I was musing on the fact that I have never heard a psychologically plausible account of the appeal of pure mathematics. (I say “pure” mathematics because I suspect pure and applied mathematics have different sources of appeal). By “psychologically plausible”, I mean one grounded on the psychology of individual mathematicians. Lots of mathematicians have written explanations of the appeal, but most of these are either of the form “Because mathematics is awesome.”, or “Because I’m awesome” While mathematics is awesome, and while I’m willing to grant the premise that I’m awesome pretty much any time it comes up, these explanations lack the kind of specificity I have in mind. One common explanation, for example, is that math is like music, which relies on the presupposition that music is intrinsically valuable, and that math has value by analogy. But why do we like music? What in the psychology of mathematicians makes math seem like music to them? These are harder questions than the original one. Another explanation is that math is challenging, which is a subspecies of the “I’m awesome”. But in what way is mathematics challenging to mathematicians? Mathematicians, as a group, do not strive to be Nietzschean superman endlessly trying to overcome their limitations, so why this particular challenge, rather than the Nathan’s hot dog eating contest, or climbing Everest?
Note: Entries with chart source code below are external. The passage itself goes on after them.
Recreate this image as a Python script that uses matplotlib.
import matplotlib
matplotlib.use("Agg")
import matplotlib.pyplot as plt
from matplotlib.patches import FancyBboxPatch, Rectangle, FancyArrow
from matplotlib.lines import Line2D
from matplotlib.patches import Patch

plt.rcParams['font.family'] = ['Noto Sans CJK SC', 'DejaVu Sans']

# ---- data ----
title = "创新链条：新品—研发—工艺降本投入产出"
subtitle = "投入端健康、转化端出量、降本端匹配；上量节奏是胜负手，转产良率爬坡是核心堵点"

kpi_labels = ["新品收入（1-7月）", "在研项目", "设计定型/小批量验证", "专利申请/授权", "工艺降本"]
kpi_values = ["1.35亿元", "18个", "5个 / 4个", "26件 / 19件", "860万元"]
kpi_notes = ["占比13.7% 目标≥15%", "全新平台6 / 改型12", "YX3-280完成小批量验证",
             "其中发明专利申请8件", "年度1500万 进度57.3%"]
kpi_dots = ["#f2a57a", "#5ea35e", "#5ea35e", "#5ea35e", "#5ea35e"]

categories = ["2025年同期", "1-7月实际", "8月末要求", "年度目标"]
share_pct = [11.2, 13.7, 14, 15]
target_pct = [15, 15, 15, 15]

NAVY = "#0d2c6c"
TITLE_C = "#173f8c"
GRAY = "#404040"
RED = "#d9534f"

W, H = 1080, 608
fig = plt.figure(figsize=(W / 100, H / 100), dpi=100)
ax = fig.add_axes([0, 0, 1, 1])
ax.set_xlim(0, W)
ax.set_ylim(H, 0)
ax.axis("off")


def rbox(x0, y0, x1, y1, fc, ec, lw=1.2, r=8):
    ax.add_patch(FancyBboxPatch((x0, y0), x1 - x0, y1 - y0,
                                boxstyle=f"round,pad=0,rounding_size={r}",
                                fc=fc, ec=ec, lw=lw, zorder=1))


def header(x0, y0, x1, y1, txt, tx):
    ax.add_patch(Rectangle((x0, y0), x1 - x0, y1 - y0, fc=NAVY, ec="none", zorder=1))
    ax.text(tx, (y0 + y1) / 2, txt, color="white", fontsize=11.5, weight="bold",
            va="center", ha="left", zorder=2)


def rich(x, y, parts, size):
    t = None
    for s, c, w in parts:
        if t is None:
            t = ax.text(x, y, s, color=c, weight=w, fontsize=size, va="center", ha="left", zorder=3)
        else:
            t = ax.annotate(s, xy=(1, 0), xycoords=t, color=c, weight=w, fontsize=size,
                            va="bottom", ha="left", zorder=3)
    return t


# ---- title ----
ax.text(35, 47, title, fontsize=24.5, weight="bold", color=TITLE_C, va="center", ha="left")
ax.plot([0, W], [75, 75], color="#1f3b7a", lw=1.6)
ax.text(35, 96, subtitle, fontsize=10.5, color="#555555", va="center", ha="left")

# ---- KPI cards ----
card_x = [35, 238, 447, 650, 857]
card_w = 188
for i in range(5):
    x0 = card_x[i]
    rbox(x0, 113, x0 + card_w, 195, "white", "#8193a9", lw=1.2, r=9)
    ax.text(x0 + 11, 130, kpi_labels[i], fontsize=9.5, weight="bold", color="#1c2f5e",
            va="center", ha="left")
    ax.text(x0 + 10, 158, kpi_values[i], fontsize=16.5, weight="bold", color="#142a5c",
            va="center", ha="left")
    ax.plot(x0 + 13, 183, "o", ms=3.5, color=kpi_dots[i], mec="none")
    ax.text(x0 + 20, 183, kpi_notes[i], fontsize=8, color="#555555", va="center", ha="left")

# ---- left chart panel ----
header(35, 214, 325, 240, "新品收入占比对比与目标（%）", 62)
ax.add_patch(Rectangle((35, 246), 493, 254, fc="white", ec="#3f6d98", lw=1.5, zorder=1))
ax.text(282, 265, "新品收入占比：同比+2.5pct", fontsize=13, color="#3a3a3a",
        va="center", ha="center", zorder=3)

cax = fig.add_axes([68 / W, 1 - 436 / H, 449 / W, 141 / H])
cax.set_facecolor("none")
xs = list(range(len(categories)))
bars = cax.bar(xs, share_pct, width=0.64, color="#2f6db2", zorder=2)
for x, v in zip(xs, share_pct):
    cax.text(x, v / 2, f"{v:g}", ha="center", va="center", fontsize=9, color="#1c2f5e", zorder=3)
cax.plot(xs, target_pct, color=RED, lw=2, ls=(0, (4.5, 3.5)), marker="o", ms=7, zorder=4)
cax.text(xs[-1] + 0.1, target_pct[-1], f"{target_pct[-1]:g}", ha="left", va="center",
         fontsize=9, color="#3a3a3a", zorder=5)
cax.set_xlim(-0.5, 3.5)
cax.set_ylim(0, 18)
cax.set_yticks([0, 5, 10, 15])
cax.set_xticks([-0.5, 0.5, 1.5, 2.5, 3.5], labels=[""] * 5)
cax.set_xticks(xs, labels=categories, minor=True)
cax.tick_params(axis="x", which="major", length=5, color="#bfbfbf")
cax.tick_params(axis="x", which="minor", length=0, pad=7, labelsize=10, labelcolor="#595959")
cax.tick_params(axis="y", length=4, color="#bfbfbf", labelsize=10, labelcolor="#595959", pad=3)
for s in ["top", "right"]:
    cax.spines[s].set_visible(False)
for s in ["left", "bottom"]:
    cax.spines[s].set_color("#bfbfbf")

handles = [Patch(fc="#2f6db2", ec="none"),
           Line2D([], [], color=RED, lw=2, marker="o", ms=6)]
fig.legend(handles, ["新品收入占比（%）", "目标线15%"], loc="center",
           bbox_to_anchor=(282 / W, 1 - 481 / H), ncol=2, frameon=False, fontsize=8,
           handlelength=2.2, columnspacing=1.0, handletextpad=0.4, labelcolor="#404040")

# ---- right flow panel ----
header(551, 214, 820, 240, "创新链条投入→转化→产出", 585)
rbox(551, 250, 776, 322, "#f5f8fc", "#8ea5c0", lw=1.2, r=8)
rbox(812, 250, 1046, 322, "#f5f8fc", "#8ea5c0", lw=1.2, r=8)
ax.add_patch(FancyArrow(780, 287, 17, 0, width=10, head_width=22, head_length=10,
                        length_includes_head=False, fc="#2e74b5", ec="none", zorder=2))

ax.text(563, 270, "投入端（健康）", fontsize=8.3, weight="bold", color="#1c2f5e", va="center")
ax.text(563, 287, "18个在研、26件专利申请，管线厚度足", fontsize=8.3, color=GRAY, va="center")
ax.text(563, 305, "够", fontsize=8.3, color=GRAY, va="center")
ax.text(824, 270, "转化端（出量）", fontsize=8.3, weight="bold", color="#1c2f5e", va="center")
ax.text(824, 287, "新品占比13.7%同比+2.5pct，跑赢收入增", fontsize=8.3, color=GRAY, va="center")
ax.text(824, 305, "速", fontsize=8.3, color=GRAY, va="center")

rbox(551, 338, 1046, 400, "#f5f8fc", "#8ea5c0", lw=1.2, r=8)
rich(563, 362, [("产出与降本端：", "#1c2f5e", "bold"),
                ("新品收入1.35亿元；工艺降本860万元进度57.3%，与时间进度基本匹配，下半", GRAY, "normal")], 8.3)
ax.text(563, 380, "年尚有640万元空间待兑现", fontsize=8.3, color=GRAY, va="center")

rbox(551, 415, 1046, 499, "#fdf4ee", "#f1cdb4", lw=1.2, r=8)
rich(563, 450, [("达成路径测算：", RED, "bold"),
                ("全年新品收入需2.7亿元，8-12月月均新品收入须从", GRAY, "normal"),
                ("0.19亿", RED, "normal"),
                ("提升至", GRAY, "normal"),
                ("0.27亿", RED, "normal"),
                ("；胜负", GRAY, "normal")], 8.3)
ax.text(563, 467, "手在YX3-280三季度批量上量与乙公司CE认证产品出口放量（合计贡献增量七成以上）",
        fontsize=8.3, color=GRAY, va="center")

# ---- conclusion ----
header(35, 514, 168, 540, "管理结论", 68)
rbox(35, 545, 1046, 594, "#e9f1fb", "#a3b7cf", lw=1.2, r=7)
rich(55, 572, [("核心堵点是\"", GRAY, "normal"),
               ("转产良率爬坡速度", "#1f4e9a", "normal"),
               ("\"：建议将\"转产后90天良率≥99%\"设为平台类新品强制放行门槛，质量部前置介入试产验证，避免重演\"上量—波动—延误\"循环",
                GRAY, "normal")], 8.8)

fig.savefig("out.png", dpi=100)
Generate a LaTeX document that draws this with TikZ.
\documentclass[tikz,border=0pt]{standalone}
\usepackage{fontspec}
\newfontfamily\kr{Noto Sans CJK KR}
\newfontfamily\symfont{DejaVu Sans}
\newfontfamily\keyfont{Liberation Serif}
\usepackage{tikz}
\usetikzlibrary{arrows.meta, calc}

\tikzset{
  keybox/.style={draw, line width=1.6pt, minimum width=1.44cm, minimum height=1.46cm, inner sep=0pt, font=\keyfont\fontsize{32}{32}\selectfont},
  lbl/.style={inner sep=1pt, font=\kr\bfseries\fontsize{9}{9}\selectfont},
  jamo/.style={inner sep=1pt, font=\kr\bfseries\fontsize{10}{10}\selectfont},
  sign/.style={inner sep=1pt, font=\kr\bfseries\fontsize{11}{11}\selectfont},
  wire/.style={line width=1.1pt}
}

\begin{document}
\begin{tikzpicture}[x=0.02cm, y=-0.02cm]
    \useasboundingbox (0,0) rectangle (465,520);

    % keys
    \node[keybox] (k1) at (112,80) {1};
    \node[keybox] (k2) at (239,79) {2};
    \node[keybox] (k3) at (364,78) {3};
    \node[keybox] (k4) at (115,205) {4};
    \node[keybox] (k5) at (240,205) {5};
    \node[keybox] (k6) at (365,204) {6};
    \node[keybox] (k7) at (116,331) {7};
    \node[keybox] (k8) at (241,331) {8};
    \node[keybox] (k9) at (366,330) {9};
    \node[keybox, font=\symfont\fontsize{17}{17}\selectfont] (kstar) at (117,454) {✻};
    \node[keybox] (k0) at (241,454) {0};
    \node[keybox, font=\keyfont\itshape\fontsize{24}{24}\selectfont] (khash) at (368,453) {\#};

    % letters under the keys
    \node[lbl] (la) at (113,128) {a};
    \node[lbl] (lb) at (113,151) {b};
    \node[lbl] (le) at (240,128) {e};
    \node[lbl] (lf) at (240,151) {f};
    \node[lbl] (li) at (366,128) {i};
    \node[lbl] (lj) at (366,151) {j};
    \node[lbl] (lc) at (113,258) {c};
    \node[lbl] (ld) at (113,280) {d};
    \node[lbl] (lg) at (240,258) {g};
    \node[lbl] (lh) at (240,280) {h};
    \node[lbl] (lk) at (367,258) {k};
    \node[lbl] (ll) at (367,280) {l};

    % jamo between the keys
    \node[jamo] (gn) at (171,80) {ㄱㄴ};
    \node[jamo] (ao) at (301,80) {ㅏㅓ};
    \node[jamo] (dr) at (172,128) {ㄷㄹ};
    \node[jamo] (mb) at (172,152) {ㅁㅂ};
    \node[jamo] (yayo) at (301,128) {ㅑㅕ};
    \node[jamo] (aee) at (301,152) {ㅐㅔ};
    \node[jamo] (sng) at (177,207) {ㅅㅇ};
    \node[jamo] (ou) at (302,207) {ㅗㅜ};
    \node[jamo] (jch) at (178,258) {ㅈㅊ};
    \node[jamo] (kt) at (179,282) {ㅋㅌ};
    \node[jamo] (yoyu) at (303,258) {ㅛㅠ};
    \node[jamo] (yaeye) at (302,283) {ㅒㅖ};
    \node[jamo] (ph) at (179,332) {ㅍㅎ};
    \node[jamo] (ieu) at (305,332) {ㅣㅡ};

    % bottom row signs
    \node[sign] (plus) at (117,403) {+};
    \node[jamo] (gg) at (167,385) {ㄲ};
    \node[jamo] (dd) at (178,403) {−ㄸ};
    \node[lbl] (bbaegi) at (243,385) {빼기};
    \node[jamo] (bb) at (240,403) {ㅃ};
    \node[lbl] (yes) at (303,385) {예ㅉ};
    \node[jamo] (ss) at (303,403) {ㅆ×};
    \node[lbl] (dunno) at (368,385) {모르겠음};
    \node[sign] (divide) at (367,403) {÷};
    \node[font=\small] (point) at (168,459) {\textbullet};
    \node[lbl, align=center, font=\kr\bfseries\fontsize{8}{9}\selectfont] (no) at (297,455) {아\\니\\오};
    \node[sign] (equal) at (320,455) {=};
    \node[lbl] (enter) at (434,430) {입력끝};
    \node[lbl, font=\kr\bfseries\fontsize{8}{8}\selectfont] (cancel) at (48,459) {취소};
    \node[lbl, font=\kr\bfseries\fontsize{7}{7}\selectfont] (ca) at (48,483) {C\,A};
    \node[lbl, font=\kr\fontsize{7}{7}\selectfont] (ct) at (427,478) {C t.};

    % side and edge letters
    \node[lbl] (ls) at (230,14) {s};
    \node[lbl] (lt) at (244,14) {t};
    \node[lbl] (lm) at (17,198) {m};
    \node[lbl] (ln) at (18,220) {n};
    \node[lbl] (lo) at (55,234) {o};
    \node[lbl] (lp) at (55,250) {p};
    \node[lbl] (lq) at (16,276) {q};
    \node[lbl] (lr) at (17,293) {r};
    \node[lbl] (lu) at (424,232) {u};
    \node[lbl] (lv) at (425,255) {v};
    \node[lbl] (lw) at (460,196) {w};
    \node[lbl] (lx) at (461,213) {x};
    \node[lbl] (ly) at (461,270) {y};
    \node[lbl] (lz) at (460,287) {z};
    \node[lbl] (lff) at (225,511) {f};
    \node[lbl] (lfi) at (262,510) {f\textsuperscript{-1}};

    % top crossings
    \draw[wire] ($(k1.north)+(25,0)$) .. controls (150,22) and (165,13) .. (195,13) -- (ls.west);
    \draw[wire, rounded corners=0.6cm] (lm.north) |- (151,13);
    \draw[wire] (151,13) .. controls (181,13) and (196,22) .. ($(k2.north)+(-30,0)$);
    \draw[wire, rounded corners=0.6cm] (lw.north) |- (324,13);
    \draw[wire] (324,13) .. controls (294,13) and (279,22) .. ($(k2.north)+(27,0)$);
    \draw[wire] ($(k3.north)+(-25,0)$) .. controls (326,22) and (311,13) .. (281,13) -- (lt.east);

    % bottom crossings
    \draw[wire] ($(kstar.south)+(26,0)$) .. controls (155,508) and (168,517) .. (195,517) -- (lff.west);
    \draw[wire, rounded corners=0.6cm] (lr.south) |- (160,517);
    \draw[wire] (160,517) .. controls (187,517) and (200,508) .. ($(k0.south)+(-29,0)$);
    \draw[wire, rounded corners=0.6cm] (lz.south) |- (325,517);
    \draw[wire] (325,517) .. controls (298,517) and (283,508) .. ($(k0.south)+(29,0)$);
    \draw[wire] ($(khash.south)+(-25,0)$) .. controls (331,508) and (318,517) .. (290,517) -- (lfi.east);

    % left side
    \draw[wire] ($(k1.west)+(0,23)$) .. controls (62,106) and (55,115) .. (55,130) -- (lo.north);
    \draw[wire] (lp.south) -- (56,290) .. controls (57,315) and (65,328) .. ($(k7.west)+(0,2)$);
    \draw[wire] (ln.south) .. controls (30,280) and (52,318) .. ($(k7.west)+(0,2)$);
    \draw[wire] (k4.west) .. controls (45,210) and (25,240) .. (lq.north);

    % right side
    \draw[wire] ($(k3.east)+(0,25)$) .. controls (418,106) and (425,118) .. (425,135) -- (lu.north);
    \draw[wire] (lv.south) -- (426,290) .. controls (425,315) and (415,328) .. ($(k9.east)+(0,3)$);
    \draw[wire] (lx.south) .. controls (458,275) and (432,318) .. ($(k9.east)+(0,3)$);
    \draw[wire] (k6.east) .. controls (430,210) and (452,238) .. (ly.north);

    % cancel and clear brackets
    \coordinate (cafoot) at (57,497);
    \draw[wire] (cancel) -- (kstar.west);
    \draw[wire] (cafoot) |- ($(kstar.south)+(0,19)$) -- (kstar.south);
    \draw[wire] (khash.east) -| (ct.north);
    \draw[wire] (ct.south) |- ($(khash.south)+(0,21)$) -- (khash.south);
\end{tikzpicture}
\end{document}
There are psychological explanations floating around as stereotypes, most of which are immensely unflattering, but are least examples of the kind of explanation I have in mind. One example is that mathematicians are like the Rain Man in that they just like repetitive tasks like counting or adding. Another example is that mathematicians can’t handle the real world, and so retreat to the safety of the world of numbers. These are both wrong and insulting, but they are at least grounded in the psychology of individual mathematicians. If anyone has a non-wrong explanation, I’d be curious to hear it.